Tout d’abord, elle poursuit son projet sur le stress et le bruit comme facteurs déclencheurs ou aggravants de l’acouphène, qui lui a valu une bourse AUDACE du Fonds de recherche du Québec – Société et culture. Réalisée en partenariat avec Jérémie Voix, de l’École de technologie supérieure, et Alain Vinet, du Département de pharmacologie et physiologie de l’UdeM, cette étude teste des bouchons de protection auditive intelligents pour évaluer les effets du stress et du bruit sur les acouphènes.
«Conçus par Jérémie Voix, les bouchons possèdent un microphone externe et un interne, explique la chercheuse. Le microphone externe capte les bruits environnants et l’interne le rythme cardiaque dans l’oreille. Nous sommes en train de valider les bouchons avec un équipement clinique. Ainsi, nous posons sur les participants un moniteur cardiaque Holter, puis nous les soumettons à des situations de stress ou de bruits intenses. Dans une étape ultérieure, nous examinerons si ces stimulus augmentent l’acouphène.»
Ultimement, la chercheuse et son étudiante de doctorat Bérangère Villatte souhaiteraient pouvoir utiliser cet instrument dans des situations ambulatoires. «Par exemple, si une personne avec un acouphène était soudainement exposée à du bruit et que le bouchon détectait une pulsation cardiaque accrue, on pourrait envoyer de façon intelligente un bruit masquant ou de la musique relaxante, et ainsi proposer des solutions immédiates et pertinentes.»
Prévoir l’hyperacousie avec son visage?
Plus méconnue que l’acouphène, l’hyperacousie se définit comme une intolérance anormale aux sons communs de l’environnement malgré une audition normale ou quasi normale. Sylvie Hébert se demande si les expressions faciales pourraient être des indicateurs de prévision d’un soulagement ou d’une guérison de cette affection. «Nous savons que certains sons provoquent des réactions chez l’humain: on se crispe, fait des mimiques, arbore un visage de dégoût, etc. Nous voulons savoir s’il existe des réactions spécifiques en fonction de l’intensité ou de la nature du son.»

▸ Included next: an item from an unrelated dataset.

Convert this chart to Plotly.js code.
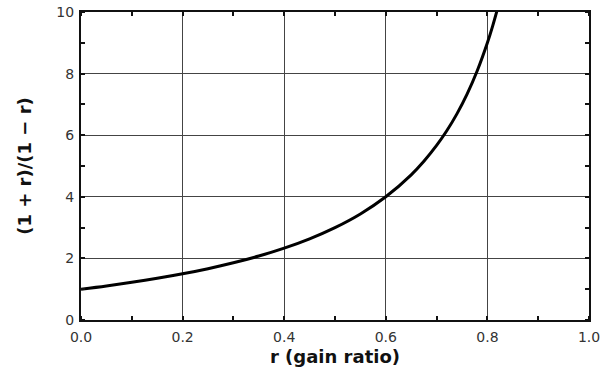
<!DOCTYPE html>
<html><head><meta charset="utf-8">
<script src="https://cdn.plot.ly/plotly-3.0.1.min.js"></script>
<style>html,body{margin:0;padding:0;background:#fff}#c{width:612px;height:372px}</style>
</head><body><div id="c"></div>
<script>
const gainRatio = [0, 0.05, 0.1, 0.15, 0.2, 0.25, 0.3, 0.35, 0.4, 0.45, 0.5, 0.55, 0.6, 0.65, 0.675, 0.7, 0.72, 0.74, 0.76, 0.78, 0.8, 0.81, 0.82];
const ratioValue = [1, 1.105, 1.222, 1.353, 1.5, 1.667, 1.857, 2.077, 2.333, 2.636, 3, 3.444, 4, 4.714, 5.154, 5.667, 6.143, 6.692, 7.333, 8.091, 9, 9.526, 10.111];
const xTickVals = [0, 0.2, 0.4, 0.6, 0.8, 1.0];
const xTickText = ['0.0', '0.2', '0.4', '0.6', '0.8', '1.0'];
const yTickVals = [0, 2, 4, 6, 8, 10];
const xTitle = 'r (gain ratio)';
const yTitle = '(1 + r)/(1 − r)';

const font = 'DejaVu Sans, Verdana, sans-serif';
Plotly.newPlot('c', [{
  x: gainRatio, y: ratioValue, mode: 'lines', type: 'scatter',
  line: {color: '#000', width: 3, shape: 'spline'}, cliponaxis: true, hoverinfo: 'skip'
}], {
  width: 612, height: 372,
  margin: {l: 81, r: 23, t: 12, b: 52},
  paper_bgcolor: '#fff', plot_bgcolor: '#fff',
  showlegend: false,
  xaxis: {
    range: [0, 1], tickvals: xTickVals, ticktext: xTickText,
    showgrid: true, gridcolor: '#444', gridwidth: 1,
    zeroline: false, showline: true, linecolor: '#111', linewidth: 2, mirror: 'allticks',
    ticks: '', ticklabelstandoff: 3, tickfont: {family: font, size: 14, color: '#333'},
    minor: {dtick: 0.1, tick0: 0, ticks: 'inside', ticklen: 4, tickwidth: 2, tickcolor: '#111', showgrid: false},
    title: {text: xTitle, font: {family: font, size: 18, color: '#111', weight: 'bold'}, standoff: 7}
  },
  yaxis: {
    range: [0, 10], tickvals: yTickVals,
    showgrid: true, gridcolor: '#444', gridwidth: 1,
    zeroline: false, showline: true, linecolor: '#111', linewidth: 2, mirror: 'allticks',
    ticks: '', ticklabelstandoff: 2, tickfont: {family: font, size: 14, color: '#333'},
    minor: {dtick: 1, tick0: 0, ticks: 'inside', ticklen: 4, tickwidth: 2, tickcolor: '#111', showgrid: false},
    title: {text: yTitle, font: {family: font, size: 18, color: '#111', weight: 'bold'}, standoff: 20}
  }
}, {displayModeBar: false, staticPlot: true});
</script></body></html>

Pour cette recherche, la professeure et son étudiante de doctorat Charlotte Bigras comptent recourir à des caméras et des algorithmes d’intelligence artificielle pour déterminer si des muscles ou zones du visage sont activés quand surviennent certaines intensités ou émotions associées aux sons.
«Peut-être arriverons-nous à lier certains types de réactions à des sons pour ensuite utiliser ces réactions comme critères de traitement, c’est-à-dire pour prédire si le traitement mènera au soulagement ou même à la guérison de l’hyperacousie.»
Inédite en audiologie, cette approche a déjà été employée en psychologie auprès de patients suivis pour une dépression et chez qui il était possible de prévoir si la thérapie allait fonctionner, selon des expressions faciales observées.
Mieux comprendre les acouphènes
Sylvie Hébert est l’auteure d’Acouphènes: les reconnaître et les oublier, paru en mars 2020. Tout en présentant les facteurs de risque et les problèmes couramment associés à ce trouble de l’audition, cet ouvrage offre des techniques et des solutions pour briser l’isolement et donner de l’espoir à tous ceux et celles qui souffrent, non pas dans le silence, mais dans le bourdonnement constant.